Even since he was a little kid, Brendan Banks has thought big. Visiting the big city of Vancouver from his hometown of Nanaimo, Vancouver Island as a child, he and his family would tour the downtown core. Winding around the maze of one way streets, passed the high rises of Coal Harbour and the Central Business District, he seemed to always be fixated upwards on the tallest points of the cityscape. He always wondered, “who owned those giant buildings downtown? Not just the apartments, but the really big office buildings. Who owns those and how do they make money off those?” But Brendan wasn’t only focused on the big financial Whys.
Turning Whys into Hows
His natural curiosity evolved into an acute social awareness, and a penchant for pursuing projects that tackle sustainability through social enterprise. Vice President of BCIT’s chapter of the Enactus program, Banks is currently a PM for Ra Solutions:
a project that develops solar food dehydrators for farmers in developing countries. Instead of losing money and sustenance on spoiled produce, the dehydrators help farmers preserve their crops, reduce waste, and create a secondary revenue stream for their businesses in the off season. Like we said, Brendan thinks big.

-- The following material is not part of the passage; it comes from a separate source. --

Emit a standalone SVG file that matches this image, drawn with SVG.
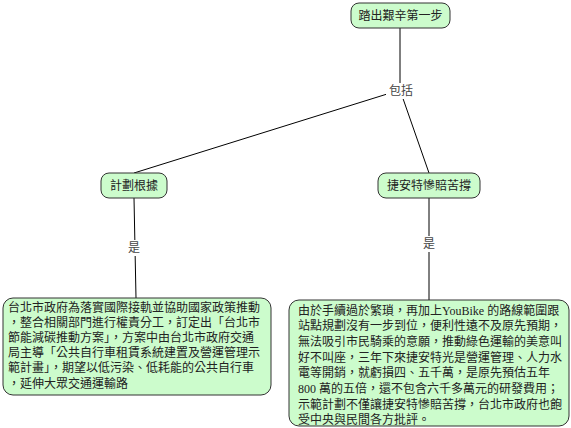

Clearly passionate about social enterprise, Brendan is always fixated on finding sustainable solutions that make a positive impact and foster progress. That’s why he’s so excited about being a part of addy. Banks serves as an ambassador because he shares their vision that real estate investing should be accessible to absolutely everyone. That’s why he donates his time to educate his peers not only about the benefits of early investing and passive income, but also that they don’t have to be millionaires to do so.
“Rather than having to make life-altering sacrifices on the path to wealth and self-sufficiency, addy allows people to make smaller investments at whatever level they’re comfortable.” Together, investors co-own a property, lessening the overall risk. The system is ideal for virtually anyone, from students to single parents to seasoned investors looking for new footholds in the market without spreading themselves too thin. All properties are vetted by addy personnel to ensure that the process runs smoothly.
Many traditional investors either come from family money or have been very lucky in business and now have access to huge lines of credit. That’s not the case for most people that Brendan chats with on campus. But with addy, those things are no longer prerequisites for success.
“I just think it’s a super cool new way of looking at real estate,” he says. “It’s a huge opportunity, and there’s a lot of space to grow the market and get more people involved in real estate that otherwise wouldn’t have had access.”